Iran forces killed 220 protesters in two days: Amnesty
Protests erupted across Iran from 15 to 19 November after the government announced a hike in petrol prices. A harsh crackdown was launched to quell the dissent using lethal force.
Amnesty said the crackdown left 304 dead, though it believes the real number could be much higher. Information gathered by the organisation found that security forces killed at least 236 men, 10 women, 23 children and 35 people whose gender could not be confirmed.
According to Amnesty's research, more than 220 of the recorded deaths during the protests took place on 16 and 17 November alone.
Amnesty also found that the killings took place in 37 cities across Iran, with poverty-stricken suburbs around Tehran seeing the most deaths.

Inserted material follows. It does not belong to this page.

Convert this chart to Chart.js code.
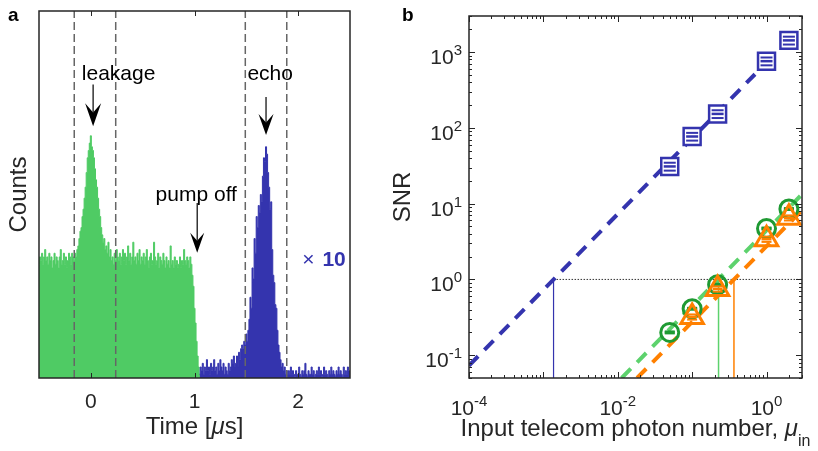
<!DOCTYPE html>
<html>
<head>
<meta charset="utf-8">
<script src="https://cdn.jsdelivr.net/npm/chart.js@4.4.1/dist/chart.umd.min.js"></script>
<style>
  html, body { margin: 0; padding: 0; background: #fff; }
  #wrap { position: relative; width: 818px; height: 451px; }
  #wrap canvas { position: absolute; left: 0; top: 0; }
</style>
</head>
<body>
<div id="wrap">
  <canvas id="histChart" width="818" height="451"></canvas>
  <canvas id="snrChart" width="818" height="451"></canvas>
</div>
<script>
// ---------- panel a: arrival-time histogram ----------
const BIN_WIDTH = 0.01;          // µs
const PUMP_START = -0.50;        // first bin centre of the green trace
const ECHO_START = 1.05;         // first bin centre of the blue trace

const countsPump = [
  31,33,32,34,31,33,35,32,33,31, 34,32,33,30,32,34,31,33,32,30,
  33,35,31,32,34,31,33,30,32,34, 33,31,34,33,32,34,33,35,
  36,38,40,41,44,46,49,52,56,60, 62,64,66,63,62,60,57,54,52,49,
  46,44,41,39,37,38,35,36,34,37, 33,35,32,
  33,31,34,32,35,33,32,34,31,33, 35,32,34,31,33,36,32,34,31,33,
  37,32,33,31,34,32,35,31,33,32, 34,31,33,35,32,30,33,34,31,32,
  37,33,31,32,34,30,33,32,31,34, 32,30,33,31,32,30,36,31,32,30,
  33,31,32,30,31,33,30,32,31,35, 32,31,33,32,30,33,31,
  28,25,19,15,10,6,3,1,0
];

// echo counts, already multiplied by 10
const countsEcho = [
  1,3,2,4,1,3,2,5,2,3, 1,4,2,3,5,2,3,1,4,2, 5,3,2,4,1,3,2,1,4,2, 3,5,4,6,3,
  4,6,3,7,5,8,9,8,10,9, 12,10,13,16,22,19,30,27,38,34,
  44,41,47,45,50,48,55,60,59,63, 61,56,52,46,48,35,28,26,20,19,
  13,9,7,5,3,4,2,3,1,2, 1,
  2,1,3,1,2,1,0.5,2,1,1, 3,1,0.5,2,1,2,4,1,0.5,2, 1,1,3,1,2,0.5,1,2,1,3,
  1,2,0.5,1,3,1,2,1,0.5,2, 1,3,1,2,1,0.5,2,1,3,1, 2,1,0.5,3,1,2,1,3,2,1
];

const windowEdges = [-0.16, 0.24, 1.49, 1.89];
const timeTicks = [0, 1, 2];

// ---------- panel b: SNR vs input photon number ----------
const muSquares = [0.05, 0.1, 0.22, 1, 2];
const snrSquares = [31, 77, 153, 760, 1430];
const errSquares = [3.7, 9, 18, 90, 170];

const muCircles = [0.05, 0.1, 0.22, 1, 2];
const snrCircles = [0.2, 0.41, 0.85, 4.7, 8.5];
const errCircles = [0.006, 0.012, 0.025, 0.14, 0.25];

const muTriangles = [0.1, 0.22, 1, 2];
const snrTriangles = [0.32, 0.75, 3.4, 6.5];
const errTriangles = [0.025, 0.06, 0.27, 0.5];

// linear fits (SNR proportional to mu), end points
const fitSquares = [{ x: 1e-4, y: 0.073 }, { x: 0.7, y: 511 }];
const fitCircles = [{ x: 0.0113, y: 0.05 }, { x: 3, y: 13.3 }];
const fitTriangles = [{ x: 0.0182, y: 0.05 }, { x: 3, y: 8.2 }];

// mu where each fit reaches SNR = 1
const muThreshold = [0.00137, 0.2265, 0.365];

const muTickExp = [-4, -2, 0];
const snrTickExp = [-1, 0, 1, 2, 3];

// ---------- styling ----------
const FONT = "'Liberation Sans', Arial, Helvetica, sans-serif";
const AXIS = '#262626';
const BLUE = '#3434ae';
const GREEN_FILL = '#4fcb64';
const GREEN_DARK = '#1f9a33';
const GREEN_LIGHT = '#5dd26d';
const ORANGE = '#ff8000';

function line(ctx, x0, y0, x1, y1) {
  ctx.beginPath();
  ctx.moveTo(x0, y0);
  ctx.lineTo(x1, y1);
  ctx.stroke();
}

function drawArrow(ctx, x, yTail, yTip, len, w) {
  ctx.lineWidth = 1.2;
  line(ctx, x, yTail, x, yTip - len * 0.6);
  ctx.beginPath();
  ctx.moveTo(x, yTip);
  ctx.lineTo(x - w / 2, yTip - len);
  ctx.lineTo(x, yTip - len * 0.6);
  ctx.lineTo(x + w / 2, yTip - len);
  ctx.closePath();
  ctx.fill();
}

// "10" with a raised exponent; y is the baseline of "10"
function drawPow(ctx, exp, x, y, align) {
  ctx.font = `21px ${FONT}`;
  const wb = ctx.measureText('10').width;
  ctx.font = `15px ${FONT}`;
  const ws = ctx.measureText(exp).width;
  const left = align === 'center' ? x - (wb + ws) / 2 : x - wb - ws;
  ctx.textAlign = 'left';
  ctx.font = `21px ${FONT}`;
  ctx.fillText('10', left, y);
  ctx.font = `15px ${FONT}`;
  ctx.fillText(exp, left + wb, y - 9);
}

// runs of text with their own fonts, laid out left to right and centred on cx
function drawRuns(ctx, runs, cx, y) {
  let total = 0;
  runs.forEach(r => { ctx.font = r.font; r.w = ctx.measureText(r.text).width; total += r.w; });
  let x = cx - total / 2;
  ctx.textAlign = 'left';
  runs.forEach(r => {
    ctx.font = r.font;
    ctx.fillText(r.text, x, y + (r.dy || 0));
    x += r.w;
  });
}

const histDecor = {
  id: 'histDecor',
  afterDraw(chart) {
    const { ctx, chartArea: a, scales: { x, y } } = chart;
    ctx.save();

    // annotations
    ctx.fillStyle = '#000';
    ctx.strokeStyle = '#000';
    ctx.font = `21px ${FONT}`;
    ctx.textAlign = 'center';
    ctx.textBaseline = 'alphabetic';
    ctx.fillText('leakage', x.getPixelForValue(0.268), y.getPixelForValue(81.2));
    ctx.fillText('echo', x.getPixelForValue(1.73), y.getPixelForValue(81.2));
    ctx.fillText('pump off', x.getPixelForValue(1.017), y.getPixelForValue(48.1));
    drawArrow(ctx, x.getPixelForValue(0.022), y.getPixelForValue(80), y.getPixelForValue(68.6), 23, 16);
    drawArrow(ctx, x.getPixelForValue(1.69), y.getPixelForValue(76.6), y.getPixelForValue(66.2), 21, 15);
    drawArrow(ctx, x.getPixelForValue(1.026), y.getPixelForValue(47.7), y.getPixelForValue(34.1), 20, 14);

    // scale factor of the echo trace
    ctx.fillStyle = BLUE;
    ctx.textAlign = 'left';
    const xb = x.getPixelForValue(2.04), yb = y.getPixelForValue(30.6);
    ctx.font = `21px ${FONT}`;
    ctx.fillText('\u00d7', xb, yb);
    const wx = ctx.measureText('\u00d7 ').width;
    ctx.font = `bold 21px ${FONT}`;
    ctx.fillText('10', xb + wx + 2, yb);

    // frame and ticks
    ctx.strokeStyle = AXIS;
    ctx.lineWidth = 1;
    timeTicks.forEach(t => {
      const px = Math.round(x.getPixelForValue(t)) + 0.5;
      line(ctx, px, a.bottom, px, a.bottom - 5);
      line(ctx, px, a.top, px, a.top + 5);
    });
    ctx.lineWidth = 1.5;
    ctx.strokeRect(a.left, a.top, a.right - a.left, a.bottom - a.top);

    // tick labels and axis titles
    ctx.fillStyle = AXIS;
    ctx.font = `21px ${FONT}`;
    ctx.textAlign = 'center';
    timeTicks.forEach(t => ctx.fillText(String(t), x.getPixelForValue(t), a.bottom + 30));
    drawRuns(ctx, [
      { text: 'Time [', font: `24px ${FONT}` },
      { text: '\u03bc', font: `italic 24px ${FONT}` },
      { text: 's]', font: `24px ${FONT}` }
    ], (a.left + a.right) / 2, 434);

    ctx.save();
    ctx.translate(26, (a.top + a.bottom) / 2);
    ctx.rotate(-Math.PI / 2);
    ctx.textAlign = 'center';
    ctx.font = `24px ${FONT}`;
    ctx.fillText('Counts', 0, 0);
    ctx.restore();

    ctx.fillStyle = '#000';
    ctx.textAlign = 'left';
    ctx.font = `bold 19px ${FONT}`;
    ctx.fillText('a', 8, 21);
    ctx.restore();
  }
};

new Chart(document.getElementById('histChart'), {
  type: 'line',
  data: {
    datasets: [
      ...windowEdges.map(t => ({
        data: [{ x: t, y: 0 }, { x: t, y: 100 }],
        borderColor: '#666666',
        borderWidth: 1.5,
        borderDash: [8, 4],
        pointRadius: 0
      })),
      {
        data: countsEcho.map((c, i) => ({ x: ECHO_START + i * BIN_WIDTH, y: c })),
        stepped: 'middle',
        borderColor: BLUE,
        backgroundColor: BLUE,
        borderWidth: 1,
        fill: 'origin',
        pointRadius: 0
      },
      {
        data: countsPump.map((c, i) => ({ x: PUMP_START + i * BIN_WIDTH, y: c })),
        stepped: 'middle',
        borderColor: GREEN_FILL,
        backgroundColor: GREEN_FILL,
        borderWidth: 1,
        fill: 'origin',
        pointRadius: 0
      }
    ]
  },
  options: {
    responsive: false,
    animation: false,
    events: [],
    layout: { padding: { left: 39, right: 468, top: 11, bottom: 73 } },
    scales: {
      x: { type: 'linear', min: -0.5, max: 2.5, display: false },
      y: { min: 0, max: 100, display: false }
    },
    plugins: { legend: { display: false }, tooltip: { enabled: false } }
  },
  plugins: [histDecor]
});

// error bars drawn as short horizontal strokes inside each marker
const errorBars = {
  id: 'errorBars',
  afterDatasetDraw(chart, args) {
    const ds = chart.data.datasets[args.index];
    if (!ds.err) return;
    const { ctx } = chart;
    const y = chart.scales.y;
    ctx.save();
    ctx.strokeStyle = ds.pointBorderColor;
    args.meta.data.forEach((pt, i) => {
      const v = ds.data[i].y;
      const top = y.getPixelForValue(v + ds.err[i]);
      const bot = y.getPixelForValue(v - ds.err[i]);
      ctx.lineWidth = 2;
      line(ctx, pt.x - ds.cap, top, pt.x + ds.cap, top);
      line(ctx, pt.x - ds.cap, bot, pt.x + ds.cap, bot);
      ctx.lineWidth = 2.5;
      line(ctx, pt.x - ds.cap, pt.y, pt.x + ds.cap, pt.y);
    });
    ctx.restore();
  }
};

const snrDecor = {
  id: 'snrDecor',
  afterDraw(chart) {
    const { ctx, chartArea: a, scales: { x, y } } = chart;
    ctx.save();
    ctx.strokeStyle = AXIS;
    ctx.lineWidth = 1;
    for (let d = -4; d <= 0; d++) {
      for (let m = 1; m <= 9; m++) {
        const v = m * Math.pow(10, d);
        if (v > 3) break;
        const px = Math.round(x.getPixelForValue(v)) + 0.5;
        const len = m === 1 ? 6 : 3;
        line(ctx, px, a.bottom, px, a.bottom - len);
        line(ctx, px, a.top, px, a.top + len);
      }
    }
    for (let d = -2; d <= 3; d++) {
      for (let m = 1; m <= 9; m++) {
        const v = m * Math.pow(10, d);
        if (v < 0.05 || v > 3000) continue;
        const py = Math.round(y.getPixelForValue(v)) + 0.5;
        const len = m === 1 ? 6 : 3;
        line(ctx, a.left, py, a.left + len, py);
        line(ctx, a.right, py, a.right - len, py);
      }
    }
    ctx.lineWidth = 1.5;
    ctx.strokeRect(a.left, a.top, a.right - a.left, a.bottom - a.top);

    ctx.fillStyle = AXIS;
    ctx.textBaseline = 'alphabetic';
    muTickExp.forEach(e => drawPow(ctx, String(e), x.getPixelForValue(Math.pow(10, e)), a.bottom + 37, 'center'));
    snrTickExp.forEach(e => drawPow(ctx, String(e), a.left - 7, y.getPixelForValue(Math.pow(10, e)) + 12, 'right'));

    drawRuns(ctx, [
      { text: 'Input telecom photon number, ', font: `24px ${FONT}` },
      { text: '\u03bc', font: `italic 24px ${FONT}` },
      { text: 'in', font: `16px ${FONT}`, dy: 10 }
    ], (a.left + a.right) / 2, 436);

    ctx.save();
    ctx.translate(410, (a.top + a.bottom) / 2);
    ctx.rotate(-Math.PI / 2);
    ctx.textAlign = 'center';
    ctx.font = `24px ${FONT}`;
    ctx.fillText('SNR', 0, 0);
    ctx.restore();

    ctx.fillStyle = '#000';
    ctx.textAlign = 'left';
    ctx.font = `bold 19px ${FONT}`;
    ctx.fillText('b', 402, 21);
    ctx.restore();
  }
};

const pts = (xs, ys) => xs.map((v, i) => ({ x: v, y: ys[i] }));
const threshold = (mu, color, width) => ({
  data: [{ x: mu, y: 0.05 }, { x: mu, y: 1 }],
  showLine: true, borderColor: color, borderWidth: width, pointRadius: 0
});
const fit = (data, color) => ({
  data, showLine: true, borderColor: color, borderWidth: 4,
  borderDash: [13, 9], borderCapStyle: 'butt', pointRadius: 0
});

new Chart(document.getElementById('snrChart'), {
  type: 'scatter',
  data: {
    datasets: [
      {
        data: pts(muSquares, snrSquares), err: errSquares, cap: 6,
        pointStyle: 'rect', pointRadius: 12, pointBorderWidth: 2.5,
        pointBorderColor: BLUE, pointBackgroundColor: '#ffffff'
      },
      {
        data: pts(muTriangles, snrTriangles), err: errTriangles, cap: 5,
        pointStyle: 'triangle', pointRadius: 13, pointBorderWidth: 3,
        pointBorderColor: ORANGE, pointBackgroundColor: 'rgba(255,255,255,0)'
      },
      {
        data: pts(muCircles, snrCircles), err: errCircles, cap: 5,
        pointStyle: 'circle', pointRadius: 9, pointBorderWidth: 3,
        pointBorderColor: GREEN_DARK, pointBackgroundColor: 'rgba(255,255,255,0)'
      },
      fit(fitSquares, BLUE),
      fit(fitCircles, GREEN_LIGHT),
      fit(fitTriangles, ORANGE),
      {
        data: [{ x: muThreshold[0], y: 1 }, { x: 3, y: 1 }],
        showLine: true, borderColor: '#333333', borderWidth: 1,
        borderDash: [1.5, 1.5], pointRadius: 0
      },
      threshold(muThreshold[0], BLUE, 1.2),
      threshold(muThreshold[1], GREEN_LIGHT, 1.5),
      threshold(muThreshold[2], ORANGE, 1.5)
    ]
  },
  options: {
    responsive: false,
    animation: false,
    events: [],
    layout: { padding: { left: 469, right: 9, top: 11, bottom: 73 } },
    scales: {
      x: { type: 'logarithmic', min: 1e-4, max: 3, display: false },
      y: { type: 'logarithmic', min: 0.05, max: 3000, display: false }
    },
    plugins: { legend: { display: false }, tooltip: { enabled: false } }
  },
  plugins: [errorBars, snrDecor]
});
</script>
</body>
</html>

The provinces of Khuzestan and Kermanshah, which house minority communities such as Arabs, were also negatively affected.
Amnesty added that, save for two exceptions in one city, there was no evidence that protesters possessed firearms or posed a threat to security forces.
Even during the two incidents involving armed protesters, security forces continued shooting and killing unarmed demonstrators.
Iranian authorities have made "false statements" and state television "propaganda videos" claiming most of the victims were armed or "suspicious agents" working for the state's "enemies", according to Amnesty.
Iran's government has still not issued an official death toll for the protests, claiming this is due to the time-consuming process of categorising the victims based on the extent of their involvement in the demonstrations, Amnesty said.
"The fact that so many people were shot while posing no threat whatsoever shows the sheer ruthlessness of the security forces' unlawful killing spree," said Philip Luther, Amnesty International's Research and Advocacy Director for the Middle East and North Africa.
"Six months later, the devastated families of victims continue their struggle for truth and justice while facing intense harassment and intimidation from the authorities."Amnesty has renewed its call for the United Nations Human Rights Council to launch an inquiry into the killings so as to "identify patheways for truth, justice and reparations".